| HN Mirror

One way our team has dealt with this question in a highly serverless-oriented and infrastructure-as-code-driven (how's THAT for buzzword soup) environment is to explicitly separate stateful resources from stateless, while exposing reference hooks in a configuration store to cross from one to the other. We've found that doing so _greatly_ reduces the blast radius of mistakes and lets us move more quickly and confidently.

The stateless stacks generally have a lot of development activity going on, and rapidly iterate. This is where most of our code and logic lives. This is where the vast majority of our deployment (and related cloud configuration) activity happens.

All of that thrash is kept away from the stateful stacks - think S3 buckets or DynamoDB tables - where, if THOSE thrash, we potentially get an outage at best, or lose data at worst (backups notwithstanding).

We DO NOT WANT stateless oriented stacks to own the lifecycle for stateful stacks. They inherently need to be treated differently. Or, at least the impact of mistakes is different.

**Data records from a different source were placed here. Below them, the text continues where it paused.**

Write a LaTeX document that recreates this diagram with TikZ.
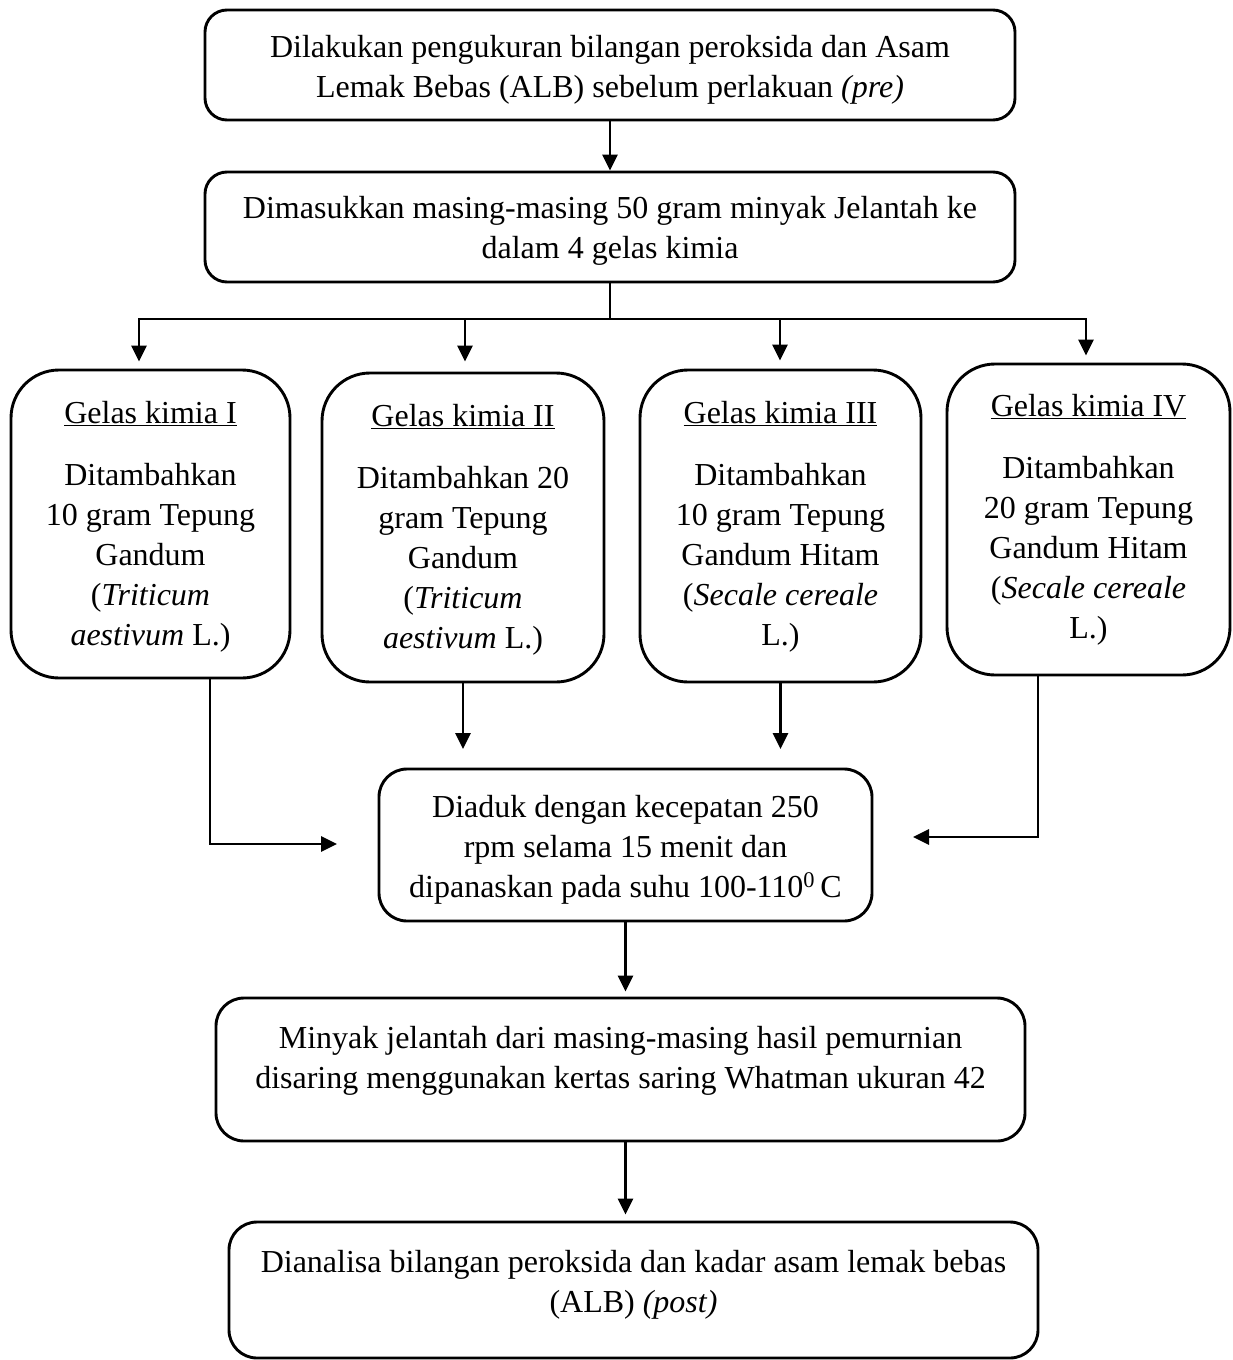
\documentclass[tikz,border=0pt]{standalone}
\usepackage{fontspec}
\setmainfont{Liberation Serif}
\usetikzlibrary{arrows.meta,calc}
\begin{document}
\begin{tikzpicture}[x=1pt,y=-1pt,
  box/.style={draw, line width=2.9pt, align=center, inner sep=0pt,
    font=\fontsize{32}{40}\selectfont, text depth=8pt},
  wide/.style={box, rounded corners=22pt, minimum width=810pt, minimum height=110pt},
  gbox/.style={box, rounded corners=48pt, minimum width=281pt, minimum height=309pt},
  arr/.style={line width=2.9pt, -{Triangle[length=16pt,width=15pt]}},
  ln/.style={line width=2.9pt}]
\useasboundingbox (0,0) rectangle (1233,1360);

\node[wide, text height=72pt] (b1) at (610,65) {Dilakukan pengukuran bilangan peroksida dan Asam\\Lemak Bebas (ALB) sebelum perlakuan \textit{(pre)}};
\node[wide, text height=70pt] (b2) at (610,227) {Dimasukkan masing-masing 50 gram minyak Jelantah ke\\dalam 4 gelas kimia};

\node[gbox, minimum width=279pt, minimum height=308pt, text height=250pt] (g1) at (150.5,524) {\underline{Gelas kimia I}\\[22pt]Ditambahkan\\10 gram Tepung\\Gandum\\(\textit{Triticum}\\\textit{aestivum} L.)};
\node[gbox, minimum width=282pt, minimum height=309pt, text height=249pt] (g2) at (463,527.5) {\underline{Gelas kimia II}\\[22pt]Ditambahkan 20\\gram Tepung\\Gandum\\(\textit{Triticum}\\\textit{aestivum} L.)};
\node[gbox, minimum width=281pt, minimum height=312pt, text height=246pt] (g3) at (780.5,526) {\underline{Gelas kimia III}\\[22pt]Ditambahkan\\10 gram Tepung\\Gandum Hitam\\(\textit{Secale cereale}\\L.)};
\node[gbox, minimum width=283pt, minimum height=311pt, text height=245pt] (g4) at (1088.5,519.5) {\underline{Gelas kimia IV}\\[22pt]Ditambahkan\\20 gram Tepung\\Gandum Hitam\\(\textit{Secale cereale}\\L.)};

\node[box, rounded corners=28pt, minimum width=493pt, minimum height=152pt, text height=112pt] (d) at (625.5,845) {Diaduk dengan kecepatan 250\\rpm selama 15 menit dan\\dipanaskan pada suhu 100-110\textsuperscript{0}\,C};
\node[box, rounded corners=28pt, minimum width=809pt, minimum height=143pt, text height=45pt] (m) at (620.5,1069.5) {Minyak jelantah dari masing-masing hasil pemurnian\\disaring menggunakan kertas saring Whatman ukuran 42};
\node[box, rounded corners=28pt, minimum width=809pt, minimum height=136pt, text height=52pt] (f) at (633.5,1290) {Dianalisa bilangan peroksida dan kadar asam lemak bebas\\(ALB) \textit{(post)}};

% connectors
\draw[arr] (b1) -- (b2);
\coordinate (bus) at (610,319);
\coordinate (t1) at (139,319);
\coordinate (t2) at (465,319);
\coordinate (t3) at (780,319);
\coordinate (t4) at (1086,319);
\draw[ln] (b2.south) -- (bus);
\draw[ln, line cap=rect] (t1) -- (t4);
\draw[arr, shorten >=7pt] (t1) -- (t1 |- g1.north);
\draw[arr, shorten >=10pt] (t2) -- (t2 |- g2.north);
\draw[arr, shorten >=8pt] (t3) -- (t3 |- g3.north);
\draw[arr, shorten >=7pt] (t4) -- (t4 |- g4.north);

\coordinate (e2) at (463,749);
\coordinate (e3) at (780.5,749);
\draw[arr] (g2.south) -- (e2);
\draw[arr] (g3.south) -- (e3);

\coordinate (k1) at (210,844);
\coordinate (e1) at (337,844);
\draw[arr] (k1 |- g1.south) -- (k1) -- (e1);
\coordinate (k4) at (1038,837);
\coordinate (e4) at (913,837);
\draw[arr] (k4 |- g4.south) -- (k4) -- (e4);

\draw[arr, shorten >=5pt] (d.south) -- (d.south |- m.north);
\draw[arr, shorten >=6pt] (m.south -| d.south) -- (f.north -| d.south);
\end{tikzpicture}
\end{document}
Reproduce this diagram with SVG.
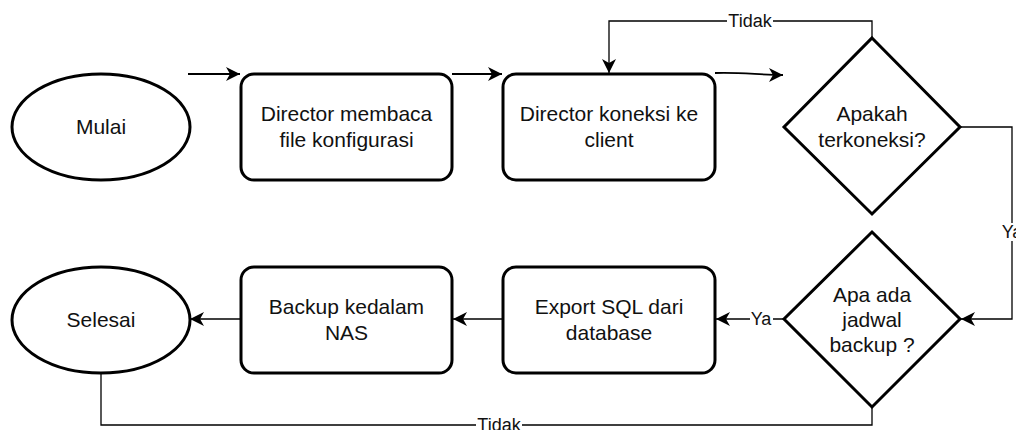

The trick comes when you need to tie them together. To do this, we've added CloudFormation hooks and other deployment time logic that publish ARN and other connectivity info to our configuration store. The stateless services look up config values either during deployment or at runtime and are able to find the details they need to reference the state resources they need access to.

We've poked at toolsets like Amplify that lump everything together and have already been bitten numerous times. We've found that the difference between stateful and stateless resources should not be papered over, but instead emphasized and supported explicitly by tooling.

... all of this being one team's experience over the years, of course.

Very curious to see how this paradigm evolves here!

[edit]… Riffing on this just a little bit further… as I’m thinking about it here, it comes down to abstraction level. In a deployment or resource management domain, a generic “this is a cloud resource” isn’t very useful. What’s way _more_ useful is something like “this is a stateful resource” or “this is a stateless resource”, because that level describes resource behavior more clearly, AND how to interface with or manage those resources.

There are echos of code development principles here intentionally - robust cloud infrastructure management is mirrors software dev practices as much as infrastructure management ones!